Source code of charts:
________________

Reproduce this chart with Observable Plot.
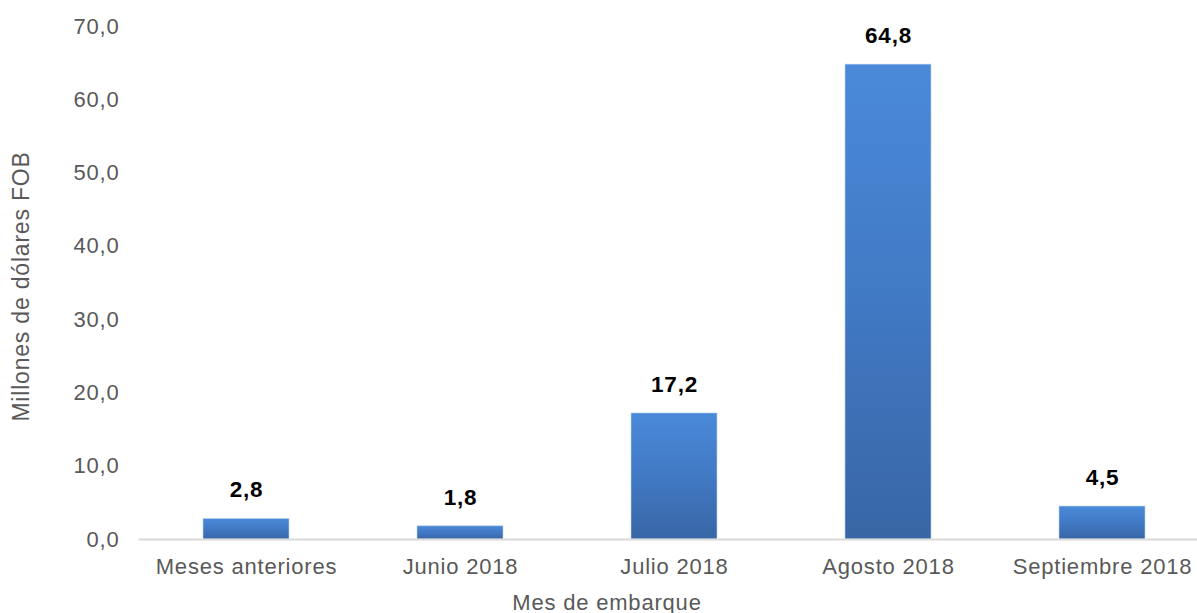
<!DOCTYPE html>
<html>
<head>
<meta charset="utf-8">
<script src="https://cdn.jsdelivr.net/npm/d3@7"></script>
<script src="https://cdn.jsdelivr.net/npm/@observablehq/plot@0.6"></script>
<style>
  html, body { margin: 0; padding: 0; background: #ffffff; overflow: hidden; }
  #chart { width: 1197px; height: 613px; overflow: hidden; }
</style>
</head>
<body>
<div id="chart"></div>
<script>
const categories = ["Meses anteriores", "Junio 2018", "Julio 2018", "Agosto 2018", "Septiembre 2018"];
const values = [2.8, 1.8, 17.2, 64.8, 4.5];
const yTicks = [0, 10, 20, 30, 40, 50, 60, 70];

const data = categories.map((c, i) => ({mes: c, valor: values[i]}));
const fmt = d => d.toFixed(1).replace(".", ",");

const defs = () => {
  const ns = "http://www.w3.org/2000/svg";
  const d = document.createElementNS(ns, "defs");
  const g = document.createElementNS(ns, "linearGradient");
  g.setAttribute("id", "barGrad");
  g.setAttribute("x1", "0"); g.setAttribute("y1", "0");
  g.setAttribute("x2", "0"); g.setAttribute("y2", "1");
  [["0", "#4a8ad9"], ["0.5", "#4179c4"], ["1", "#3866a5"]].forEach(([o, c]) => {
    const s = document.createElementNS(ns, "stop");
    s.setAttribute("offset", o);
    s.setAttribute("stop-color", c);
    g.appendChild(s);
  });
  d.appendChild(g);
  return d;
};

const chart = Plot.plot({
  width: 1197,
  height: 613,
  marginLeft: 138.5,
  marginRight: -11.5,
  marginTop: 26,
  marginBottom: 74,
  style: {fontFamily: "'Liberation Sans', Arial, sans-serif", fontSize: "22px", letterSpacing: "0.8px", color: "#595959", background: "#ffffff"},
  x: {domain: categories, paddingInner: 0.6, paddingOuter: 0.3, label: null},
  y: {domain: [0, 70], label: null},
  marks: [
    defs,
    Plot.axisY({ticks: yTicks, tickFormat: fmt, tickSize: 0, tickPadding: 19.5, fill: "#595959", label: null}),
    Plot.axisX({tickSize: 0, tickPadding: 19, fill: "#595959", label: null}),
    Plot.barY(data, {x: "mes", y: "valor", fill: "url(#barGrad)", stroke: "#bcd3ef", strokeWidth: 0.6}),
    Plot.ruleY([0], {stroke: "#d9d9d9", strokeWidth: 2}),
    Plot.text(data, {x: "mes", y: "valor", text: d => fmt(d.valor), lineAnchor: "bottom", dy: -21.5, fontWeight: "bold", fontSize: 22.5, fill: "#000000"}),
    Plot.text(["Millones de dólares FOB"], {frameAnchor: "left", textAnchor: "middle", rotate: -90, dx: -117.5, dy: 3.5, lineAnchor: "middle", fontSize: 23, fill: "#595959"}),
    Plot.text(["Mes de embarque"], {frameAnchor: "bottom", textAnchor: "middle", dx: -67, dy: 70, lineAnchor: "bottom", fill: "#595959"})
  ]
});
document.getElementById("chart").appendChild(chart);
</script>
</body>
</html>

________________

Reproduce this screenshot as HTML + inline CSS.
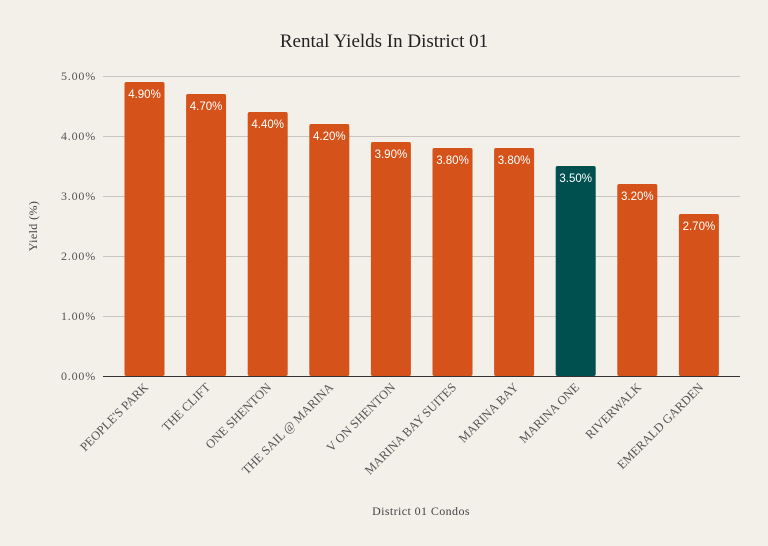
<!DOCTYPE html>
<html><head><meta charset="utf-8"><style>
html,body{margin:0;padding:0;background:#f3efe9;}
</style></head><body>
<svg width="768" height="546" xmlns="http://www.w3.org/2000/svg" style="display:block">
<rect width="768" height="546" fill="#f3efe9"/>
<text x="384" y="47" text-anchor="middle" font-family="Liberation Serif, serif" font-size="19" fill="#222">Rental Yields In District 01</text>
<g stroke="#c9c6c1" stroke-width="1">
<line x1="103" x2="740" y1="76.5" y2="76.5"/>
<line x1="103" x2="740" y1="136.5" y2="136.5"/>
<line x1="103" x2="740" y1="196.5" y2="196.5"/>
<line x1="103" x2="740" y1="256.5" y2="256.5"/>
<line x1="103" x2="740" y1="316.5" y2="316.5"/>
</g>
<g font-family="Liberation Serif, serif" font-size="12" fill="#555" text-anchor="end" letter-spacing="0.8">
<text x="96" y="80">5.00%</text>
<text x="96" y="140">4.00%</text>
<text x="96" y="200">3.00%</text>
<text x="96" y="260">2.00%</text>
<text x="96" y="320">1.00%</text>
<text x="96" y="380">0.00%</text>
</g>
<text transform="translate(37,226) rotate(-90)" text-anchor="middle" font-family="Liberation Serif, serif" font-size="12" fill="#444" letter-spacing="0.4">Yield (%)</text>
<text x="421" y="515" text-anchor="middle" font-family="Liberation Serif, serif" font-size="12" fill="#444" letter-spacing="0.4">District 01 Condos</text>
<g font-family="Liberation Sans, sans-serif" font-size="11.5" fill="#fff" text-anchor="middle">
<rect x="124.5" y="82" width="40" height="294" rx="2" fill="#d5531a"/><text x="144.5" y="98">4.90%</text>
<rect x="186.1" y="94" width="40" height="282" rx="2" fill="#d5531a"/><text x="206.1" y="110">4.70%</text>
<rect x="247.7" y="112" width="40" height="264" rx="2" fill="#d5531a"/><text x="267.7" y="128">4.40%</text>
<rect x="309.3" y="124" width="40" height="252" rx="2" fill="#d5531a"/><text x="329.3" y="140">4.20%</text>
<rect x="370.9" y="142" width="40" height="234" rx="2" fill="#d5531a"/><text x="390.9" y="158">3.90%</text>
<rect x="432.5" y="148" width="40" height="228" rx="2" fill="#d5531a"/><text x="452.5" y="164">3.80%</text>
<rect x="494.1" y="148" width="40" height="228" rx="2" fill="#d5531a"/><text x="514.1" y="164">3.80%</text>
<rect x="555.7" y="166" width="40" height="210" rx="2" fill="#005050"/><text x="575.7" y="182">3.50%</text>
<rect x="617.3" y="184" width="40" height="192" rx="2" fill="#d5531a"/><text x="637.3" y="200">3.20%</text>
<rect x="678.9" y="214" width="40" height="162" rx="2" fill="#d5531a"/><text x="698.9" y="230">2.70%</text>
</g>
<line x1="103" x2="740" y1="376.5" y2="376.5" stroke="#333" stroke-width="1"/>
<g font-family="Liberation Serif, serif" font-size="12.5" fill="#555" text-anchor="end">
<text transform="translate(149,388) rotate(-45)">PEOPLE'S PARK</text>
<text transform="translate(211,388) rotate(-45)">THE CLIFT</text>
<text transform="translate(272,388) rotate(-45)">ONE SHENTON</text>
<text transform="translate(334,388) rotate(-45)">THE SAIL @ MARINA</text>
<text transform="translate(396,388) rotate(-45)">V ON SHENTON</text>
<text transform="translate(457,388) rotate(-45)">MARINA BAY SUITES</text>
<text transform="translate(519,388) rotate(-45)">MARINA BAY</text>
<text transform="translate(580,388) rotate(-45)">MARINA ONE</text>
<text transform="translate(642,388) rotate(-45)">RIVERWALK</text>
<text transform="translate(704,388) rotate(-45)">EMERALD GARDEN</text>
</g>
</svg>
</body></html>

________________

Set exercise
Take the lines from the one holding "Reproduce this chart with Observable Plot." to the one holding "const fmt = d", both lines included, and give them again exactly, with no pictures.

Result for this exercise
Reproduce this chart with Observable Plot.
<!DOCTYPE html>
<html>
<head>
<meta charset="utf-8">
<script src="https://cdn.jsdelivr.net/npm/d3@7"></script>
<script src="https://cdn.jsdelivr.net/npm/@observablehq/plot@0.6"></script>
<style>
  html, body { margin: 0; padding: 0; background: #ffffff; overflow: hidden; }
  #chart { width: 1197px; height: 613px; overflow: hidden; }
</style>
</head>
<body>
<div id="chart"></div>
<script>
const categories = ["Meses anteriores", "Junio 2018", "Julio 2018", "Agosto 2018", "Septiembre 2018"];
const values = [2.8, 1.8, 17.2, 64.8, 4.5];
const yTicks = [0, 10, 20, 30, 40, 50, 60, 70];

const data = categories.map((c, i) => ({mes: c, valor: values[i]}));
const fmt = d => d.toFixed(1).replace(".", ",");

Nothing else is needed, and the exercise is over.